Switzerland’s comment on this phrase: “The message is not clear, should the State supervise the private actors? It appears to us that it is indispensable to limit the obligation to the texts translated under the State’s own responsibility.”

[A60]Czech Republic: “This appears rather unclear.”

[A61]Comment by Switzerland: “The message is not clear, should the State supervise the private actors? It appears to us that it is indispensable to limit the obligation to the texts translated under the State’s own responsibility.”

[A62]Deletion proposed by Russian Federation.

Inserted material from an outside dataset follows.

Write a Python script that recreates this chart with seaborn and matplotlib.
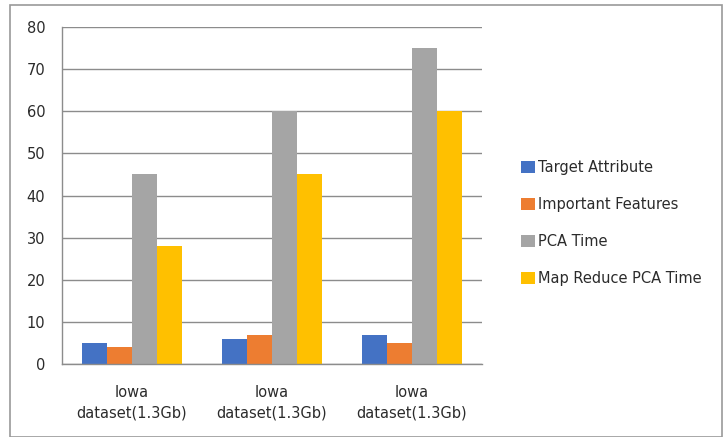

[A63]Comment by Estonia: “the wording of this para is problematic, as the MSs cannot supervise all translations or prohibit translations which are not so good. Even if the State itself translates major texts, it cannot be guaranteed that, in parallel, same texts are not translated and disseminated by other persons. Therefore, a MS can ensure only the quality of the translations done or ordered by the MS.”

[A64]Amendment of the Russian Federation.

[A65]Amendment proposed by Norway with the following comment: “We suggest that section 6.1 is amended to reflect that access is limited to those websites which are publicly available, i.e. excluding websites with restricted access.”